4 of 121 comments (clear)

  1. As a voter by Z00L00K · · Score: 3, Interesting
    can I refrain from using the voting machine and request that my vote is registered by other means?

    Just curious since I can't vote - but is there legal room that allows it?

    What about disabled people that for some reason can't use a voting machine - what are their options?

    --
    If builders built buildings the way programmers wrote programs, then the first woodpecker would destroy civilization.
  2. Re:Absentee Vote! by mOdQuArK! · · Score: 4, Interesting

    Unfortunately, being an absentee voter doesn't really guarantee you much more of a paper trail - not only is the anonymity protocol violated (there's no way to make sure people aren't forcing or bribing you to vote a certain way), but there is also no way for the counters to make sure all of the absentee votes make it to the counting table (or whether they have been selectively pruned).

    Also, many places use the optical scanning machines to sum up the absentee ballots, then add the votes to the database of the central tabulator machine being used to count the votes from the balloting machines.
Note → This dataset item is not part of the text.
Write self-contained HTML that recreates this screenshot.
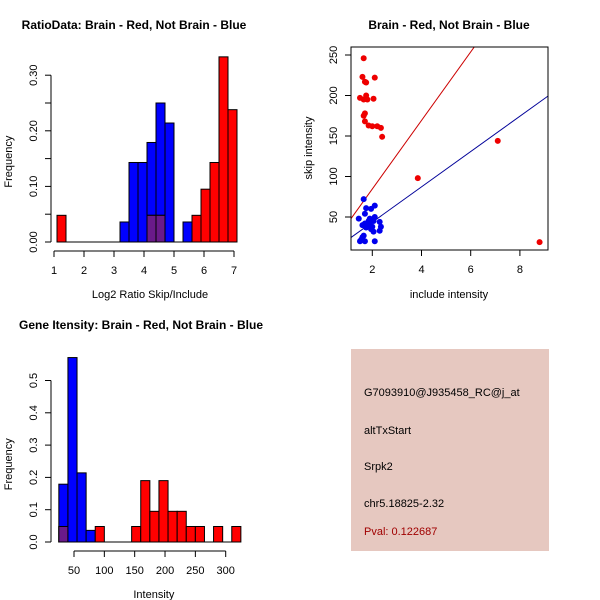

    That being said, at least the paper is existing somewhere at some point (and the voter has had a chance to look at it), so it could be looked at as a marginally better process than the paperless machines. Absentee balloting is just the best of a bad process though.

  3. The only "safe" voting machine is a ballot marker. by rthille · · Score: 4, Interesting

    I understand the need for machines which make it easier for disabled people to vote, but the only "safe" machine is a machine which just marks ballots in a human-readable manner. The machine can ensure that ballots aren't created in an invalid state (multiple candidates when only one is allowed), and that non-vote selections are explicit (voter must choose 'none of the above' to proceed). The machine then prints the ballot in a human readable form and makes it available to the voter. The voter inspects it and either places it in the ballot box, or takes it to another machine which reads the ballot and makes the selections apparent to the voter (think vision impaired voter needing the ballot to be 'read' to them) and then after they confirm the ballot is accurate, places it in the ballot box.
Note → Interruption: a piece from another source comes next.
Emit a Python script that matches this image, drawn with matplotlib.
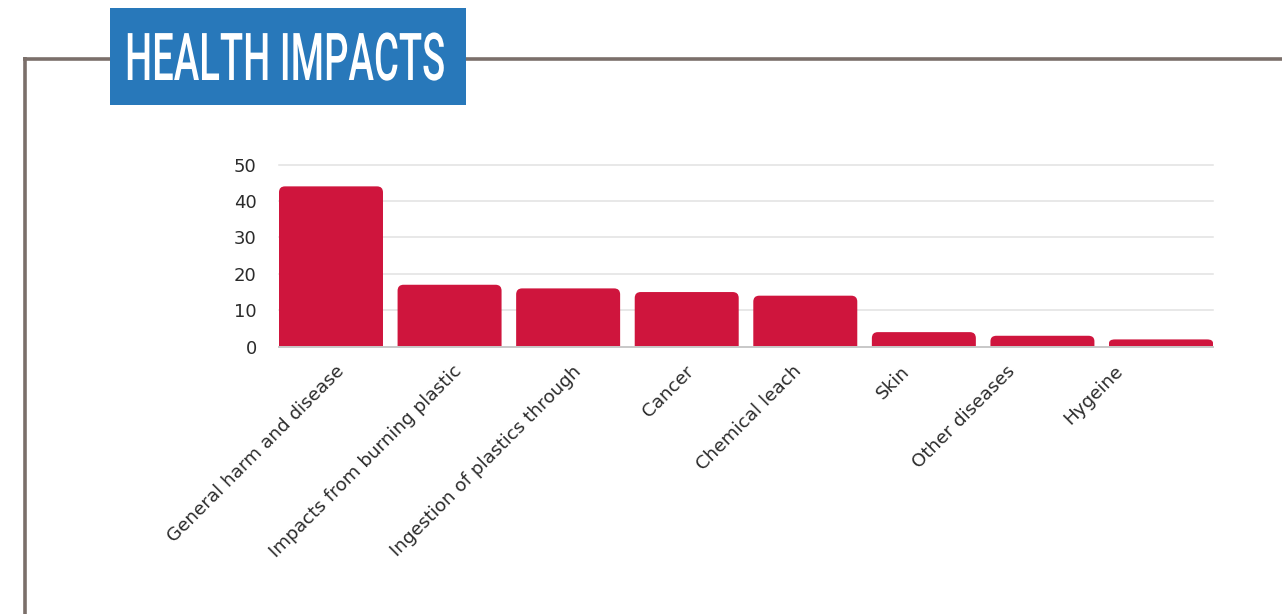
import matplotlib
matplotlib.use("Agg")
import matplotlib.pyplot as plt
from matplotlib.patches import PathPatch, Rectangle
from matplotlib.path import Path
from matplotlib.lines import Line2D
from matplotlib.patheffects import AbstractPathEffect
from matplotlib.transforms import Affine2D

# Data
categories = [
    "General harm and disease",
    "Impacts from burning plastic",
    "Ingestion of plastics through",
    "Cancer",
    "Chemical leach",
    "Skin",
    "Other diseases",
    "Hygeine",
]
values = [44, 17, 16, 15, 14, 4, 3, 2]
y_ticks = [0, 10, 20, 30, 40, 50]
title = "HEALTH IMPACTS"

BAR_COLOR = "#CF153D"
FRAME_COLOR = "#7B6F6A"
TITLE_BG = "#2878BA"
TEXT_COLOR = "#2b2b2b"
FONT = ["DejaVu Sans"]


class HorizontalSqueeze(AbstractPathEffect):
    """Narrow the glyph outlines horizontally around a fixed x (display px)."""

    def __init__(self, sx, cx):
        super().__init__()
        self.sx = sx
        self.cx = cx

    def draw_path(self, renderer, gc, tpath, affine, rgbFace=None):
        squeeze = Affine2D().translate(-self.cx, 0).scale(self.sx, 1).translate(self.cx, 0)
        renderer.draw_path(gc, tpath, affine + squeeze, rgbFace)


def top_rounded_bar(x0, w, h, rx, ry):
    """Outline of a bar whose two top corners are rounded (data coords)."""
    x1 = x0 + w
    ry = min(ry, h / 2)
    verts = [(x0, 0), (x0, h - ry), (x0, h), (x0 + rx, h),
             (x1 - rx, h), (x1, h), (x1, h - ry), (x1, 0), (x0, 0)]
    codes = [Path.MOVETO, Path.LINETO, Path.CURVE3, Path.CURVE3,
             Path.LINETO, Path.CURVE3, Path.CURVE3, Path.LINETO, Path.CLOSEPOLY]
    return Path(verts, codes)


W, H, DPI = 1282, 614, 100
fig = plt.figure(figsize=(W / DPI, H / DPI), dpi=DPI)
fig.patch.set_facecolor("white")

# Frame: top rule and left rule
fig.add_artist(Line2D([23.2 / W, 1.0], [1 - 58.5 / H, 1 - 58.5 / H],
                      color=FRAME_COLOR, lw=2.6, transform=fig.transFigure,
                      solid_capstyle="butt", zorder=2))
fig.add_artist(Line2D([24.5 / W, 24.5 / W], [1 - 57.2 / H, 0],
                      color=FRAME_COLOR, lw=2.6, transform=fig.transFigure,
                      solid_capstyle="butt", zorder=2))

# Title badge
fig.add_artist(Rectangle((110 / W, 1 - 105 / H), 356 / W, 97 / H,
                         transform=fig.transFigure, facecolor=TITLE_BG,
                         edgecolor="none", zorder=3))
title_cx = 285
title_txt = fig.text(title_cx / W, 1 - 80 / H, title, color="white", fontsize=47.5,
                     fontweight="medium", family=["Roboto", "DejaVu Sans"],
                     ha="center", va="baseline", zorder=4)

# Plot area
left, right = 279, 1213
zero_y, top_y = 346.7, 164.5
ax = fig.add_axes([left / W, 1 - zero_y / H, (right - left) / W, (zero_y - top_y) / H])

n = len(categories)
bar_w = 0.877
xs = list(range(n))
bars = ax.bar(xs, values, width=bar_w, color=BAR_COLOR, zorder=3)
ax.set_xlim(-bar_w / 2, n - 1 + bar_w / 2)
ax.set_ylim(0, 50)

for s in ax.spines.values():
    s.set_visible(False)
ax.set_facecolor("none")

for t in y_ticks[1:]:
    ax.axhline(t, color="#e2e2e2", lw=1.1, zorder=1, clip_on=False)
ax.axhline(0, color="#c8c8c8", lw=1.4, zorder=4, clip_on=False)

ax.set_yticks(y_ticks)
ax.set_yticklabels([str(t) for t in y_ticks], fontsize=13, color=TEXT_COLOR, family=FONT)
ax.tick_params(axis="y", length=0, pad=16)
ax.tick_params(axis="x", length=0, pad=0)
ax.set_xticks(xs)
ax.set_xticklabels([])

# Rotated category labels (horizontal nudge in pixels for each label end)
label_dx = [11, 9, 10, 4, -7, -17, -30, -41]
for x, label, dx in zip(xs, categories, label_dx):
    ax.annotate(label, xy=(x, 0), xycoords="data", xytext=(dx, -22),
                textcoords="offset pixels", rotation=45, rotation_mode="anchor",
                ha="right", va="center", fontsize=13.2, color=TEXT_COLOR,
                family=FONT)

fig.canvas.draw()
renderer = fig.canvas.get_renderer()

# Condense the title to the badge width
tw = title_txt.get_window_extent(renderer).width
title_txt.set_path_effects([HorizontalSqueeze(320 / tw, title_cx)])

# Swap plain bars for top-rounded outlines of the same geometry
px_per_x = (ax.transData.transform((1, 0))[0] - ax.transData.transform((0, 0))[0])
px_per_y = (ax.transData.transform((0, 1))[1] - ax.transData.transform((0, 0))[1])
radius_px = 6
rx, ry = radius_px / px_per_x, radius_px / px_per_y
for b in bars:
    b.set_visible(False)
    ax.add_patch(PathPatch(top_rounded_bar(b.get_x(), b.get_width(), b.get_height(), rx, ry),
                           facecolor=BAR_COLOR, edgecolor="none", zorder=3))

fig.savefig("out.png", dpi=DPI, facecolor="white")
    This still doesn't deal with the fact the many voters will vote without making 'hard' selections. Candidates at the top of the ballot get a 'bump' just by their position. There are other ways which a machine could subtlety influence an election, as well as marking some percentage of the ballots "erroneously" in hopes that voters wouldn't inspect the ballots closely and find the errors.

    In short, accurate elections with anonymous, non-voter-provable (to prevent blackmail/vote purchasing) votes are hard, but since they are the basis for our system of government, we need to do the work to do it right.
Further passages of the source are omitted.